The Decoupling Paradox: Western Governments Push Economic Separation While China Extends Diplomatic Hand

The European Union moved closer on 18 May 2026 to mandating that companies sourcing components for strategic industries purchase from non-Chinese suppliers, a policy that would reorder supply chains built over three decades of Sino-Western economic integration. The same day, a Chinese military delegation signaled readiness to work with Washington toward what officials described as a "stable and positive" relationship, according to Chinese state broadcaster CGTN. The juxtaposition captures a paradox at the heart of Western China policy: governments are accelerating economic separation while Beijing positions itself as the measured, constructive actor.

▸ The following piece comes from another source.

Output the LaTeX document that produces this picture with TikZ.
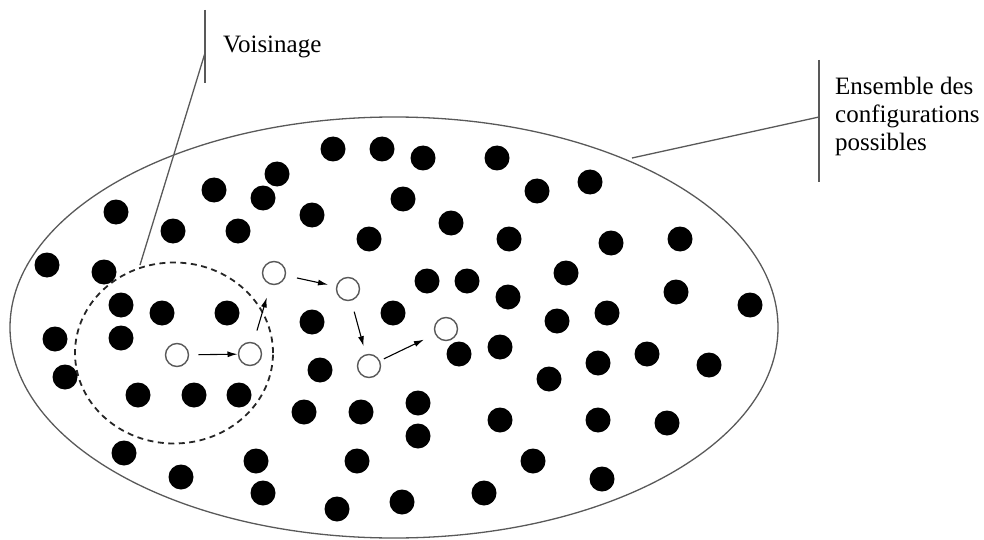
\documentclass[tikz,border=0pt]{standalone}
\usepackage{fontspec}
\setmainfont{Liberation Serif}
\usetikzlibrary{arrows.meta,shapes.geometric}
\tikzset{
  bdot/.style={circle,fill=black,inner sep=0pt,outer sep=0pt,minimum size=25pt},
  odot/.style={circle,draw=black!65,line width=1.4pt,fill=white,inner sep=0pt,outer sep=0pt,minimum size=23pt},
  mv/.style={line width=1.1pt,-{Latex[length=10pt,width=6pt]}},
  lead/.style={draw=black!65,line width=1.3pt},
  lbl/.style={font=\fontsize{25}{28}\selectfont,inner sep=0pt,align=left}
}
\begin{document}
\begin{tikzpicture}[x=1pt,y=-1pt]
\useasboundingbox (0,0) rectangle (984,540);
% space of configurations
\node[draw=black!65,line width=1.3pt,ellipse,inner sep=0pt,outer sep=0pt,
      minimum width=768pt,minimum height=421pt] (E) at (394,327.5) {};
% neighbourhood
\node[draw=black!85,line width=1.8pt,dash pattern=on 6pt off 4.5pt,ellipse,inner sep=0pt,outer sep=0pt,
      minimum width=198pt,minimum height=181pt] (N) at (174,353) {};
% black dots
\foreach \x/\y [count=\i] in {
 333/149,382/149,423/158,497/158,277/174,590/182,537/191,214/190,263/198,403/199,
 116/212,312/215,173/231,238/231,451/223,369/239,509/239,611/243,680/239,
 47/265,104/272,566/273,427/281,467/281,676/292,508/297,750/305,121/305,162/313,
 227/313,393/313,312/322,557/321,607/313,55/339,121/338,459/354,500/347,598/363,
 647/354,709/365,320/370,65/377,549/379,
 138/395,194/395,239/395,304/412,361/412,418/403,598/420,667/423,418/436,500/420,
 124/453,256/461,357/461,533/461,181/477,263/493,402/502,484/493,602/479,337/509}
 \node[bdot] (b\i) at (\x,\y) {};
% path of open circles
\node[odot] (o1) at (177,355) {};
\node[odot] (o2) at (250,354) {};
\node[odot] (o3) at (274,273) {};
\node[odot] (o4) at (348,289) {};
\node[odot] (o5) at (369,366) {};
\node[odot] (o6) at (446,329) {};
\draw[mv,shorten <=10pt,shorten >=1pt] (o1) -- (o2);
\draw[mv,shorten <=13pt,shorten >=14pt] (o2) -- (o3);
\draw[mv,shorten <=12pt,shorten >=9pt] (o3) -- (o4);
\draw[mv,shorten <=12pt,shorten >=9pt] (o4) -- (o5);
\draw[mv,shorten <=5pt,shorten >=13pt] (o5) -- (o6);
% labels
\coordinate (vt) at (205,10);
\coordinate (vb) at (205,83);
\coordinate (vm) at (205,53);
\coordinate (ne) at (140,265);
\node[lbl,anchor=base west] (lv) at (223,53) {Voisinage};
\draw[lead] (vt) -- (vb);
\draw[lead] (vm) -- (ne);
\coordinate (et) at (819,60);
\coordinate (eb) at (819,182);
\coordinate (em) at (819,117);
\coordinate (ee) at (632,158);
\node[lbl,anchor=north west] (le) at (835,77) {Ensemble des\\configurations\\possibles};
\draw[lead] (et) -- (eb);
\draw[lead] (em) -- (ee);
\end{tikzpicture}
\end{document}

The Financial Times reported that the EU draft measures would require companies operating in strategically sensitive sectors to certify that critical components do not originate from China. The proposal, which remains under negotiation, reflects a broader transatlantic shift toward supply chain sovereignty—a stated preference for resilience over efficiency. Brussels is not alone. Washington has tightened outbound investment rules, expanded export controls on semiconductor technology, and pressed allies to restrict Chinese access to advanced manufacturing equipment. The policy rationale is straightforward: dependence on a strategic rival for goods integral to national security creates leverage that could be exploited in a crisis.
Yet the implementation record exposes the distance between ambition and reality. The same administration that has championed the harshest rhetorical stance toward China in decades has simultaneously overseen a surge in Chinese investment into American assets. An analysis published by The Spectator's US bureau on 18 May 2026 argued that the "America First" framework has, in practice, produced outcomes favorable to Chinese investors—a contradiction that critics of the administration have highlighted and that defenders have struggled to explain coherently. The sources do not provide specific figures on the volume or composition of this investment, but the framing suggests a gap between stated decoupling intentions and documented financial flows.
The Chinese Counterpoint
Beijing has taken notice. Chinese military statements released on 18 May 2026 described a bilateral relationship with the United States as capable of improvement through direct engagement, citing institutional dialogue as the preferred vehicle. The framing from the Chinese defense establishment emphasized stability over confrontation—a notably different register from the combative language that characterized official statements from both capitals during the peak of tensions in 2023 and 2024.
This diplomatic posture is not new. China has consistently advocated for cooperative engagement while Western analysts have interpreted its assertiveness in the South China Sea, its trade practices, and its technological development as evidence of revisionist intent. The Chinese counterargument—that its rise has been peaceful, that its economic model delivers development outcomes the West should not dismiss, and that containment framing reflects American anxiety rather than Chinese aggression—has received growing attention in capitals across the Global South. What is new is the receptiveness. As the cost of Western-led decoupling becomes concrete—higher prices for components, slower deployment of renewable energy infrastructure, squeezed margins for manufacturers—some European policymakers have begun to question whether the security rationale justifies the economic price.
Supply Chain Realities
The EU proposal targets strategic sectors, but the practical challenge of substitution is considerable. Chinese manufacturers dominate production in solar panels, rare earth processing, and battery components at a scale no alternative supplier currently matches. Building alternative supply chains takes time—multiple election cycles, in many estimates—and the urgency attributed to strategic autonomy collides with the pace of industrial reorganization.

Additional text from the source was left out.